世界第3位の水力発電所 ベロモンテをめぐる動向

世界第3位の水力発電所 ベロモンテをめぐる動向

 

環境・再生可能天然資源院(IBAMA)は6月1日、パラー州に建設されるベロモンテ水力発電所(以下ベロモンテ)の設置許可を承知した。予定時期からは遅れたが、貯水ダムの工事がようやく開始となる。連邦政府の計画では、2015年2月に一部稼働、2019年に全体が完成する。

ベロモンテは、稼働までに国家環境審議会(CONAMA)が定めた三段階の環境許可を必要とする。最初の「事前許可(LP)」は、環境、立地、技術のフィージビリティを判断するもので、2010年2月1日に承認が下りたが、連邦検察庁(MPF)が検証不十分をその後も出張していた。今回承認されたのが第二段階の「設置許可(LI)」で、発電所建設のための機材設置や建設開始に対して出される。当初、2011年4月に承認予定であったが、MPFとのやり取りなどにより、4月13日に延期が発表されていた。最後は「操業許可(LO)」で、これをもってベロモンテの稼働が可能となる。
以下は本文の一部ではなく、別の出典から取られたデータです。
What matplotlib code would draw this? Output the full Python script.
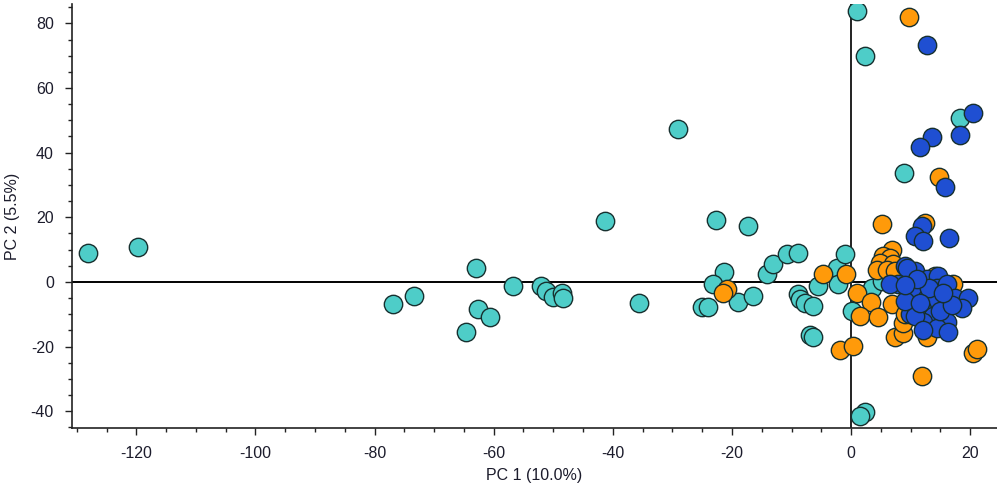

ベロモンテは、パラー州中央部に位置するアマゾン川の支流、シングー川上に建設され、完成すれば中国の三峡、ブラジルのイタイプーに次ぐ世界第3位の1万1,233メガワットの水力発電所となる。貯水ダムから取水し、90メートルの落差を使って発電をおこなう。タービンはフランシス型とカプラン型の使用が予定されている。

人口2,600万人規模の大都市圏の電力を賄うことが可能で、計画では最高30%がパラー州に、残りの電力は需要に応じて他州に供給される。さらに、パラー州や周辺自冶体は、連邦政府から年間1億7,480万(約1億1,000万ドル。1ドル=1.6レアルで換算、以下同様)の「発電のため水資源利用にかかる補償金(CRURH)」を受け取る予定など、地域経済活性化への期待も大きい。

ベロモンテの事業実施業者を決める入札は、当初2009年12月に予定されていたが、MPFによる内容の指摘等で延期となった。2010年4月に改めて実施された入札では、大手ゼネコンのケイロス・ガルバォン、発送電を行う北部電力公社(エレトロノルテ)などが参加するコンソーシアム、ノルテ・エネルジーアが販売電力価格77.97レアル(約49ドル)/MWh―落札のための上限価格は83レアル(約52ドル)/MWhであった―で落札した。パラー州でカラジャス鉱山などの大型事業を手がけるヴァーレも、5月に入り事業参加を決定した。

ベロモンテ建設の総投資額は、250億レアル(約156億ドル)とも言われており、ルーラ政権下で打ち出された成長加速プログラム(PAC)の中では、カンピーナス~リオデジャネイロ間の高速鉄道(340億レアル、約213億ドル)に次ぐ巨大事業である。現ルセーフ政権下では財政健全化が進められているが、最終的な資金調達では大きな問題はないとの見方が多い。政府が算出したベロモンテの雇用創出効果は1万8,000人、間接では2万3.000人となっている。

鉱山エネルギー省幹部が、「毎年5%の成長を達成するには、2019年までに計7万MWの発電所の設置が不可欠」(5月19日)とコメントしたこともあり、今回LI承認に胸をなで下ろした政府関係者も多いと思われるが、先住民の生活や環境に影響を与えるといった批判は依然多く、米州機構(OAS)も2011年4月、ブラジル政府に建設中止の要請を提出していた。6月1日のLI承認直後には、国内の300人を越える化学者が、ルセーフ大統領に事業停止を求める書簡を送っている。

さらに5月5日、 パラー州からの2州分離を問う州民投票の実施法案が連邦下院で採決された―現パラー州の西部半分を占めるタパジョスのほか、カラジャス鉱山や銅鉱山のある 南東部の「カラジャス州」が分離する計画。ベレンを含む北東部地域がパラー州として残る―。ベレンでは分離反対委員会が活動を始めたが、国会審議は既に終 了済で6カ月以内の州民投票実施は確定している。ベロモンテ周辺は「タパジョス州」に含まれ、建設計画に何らかの影響を与えることも否定できない。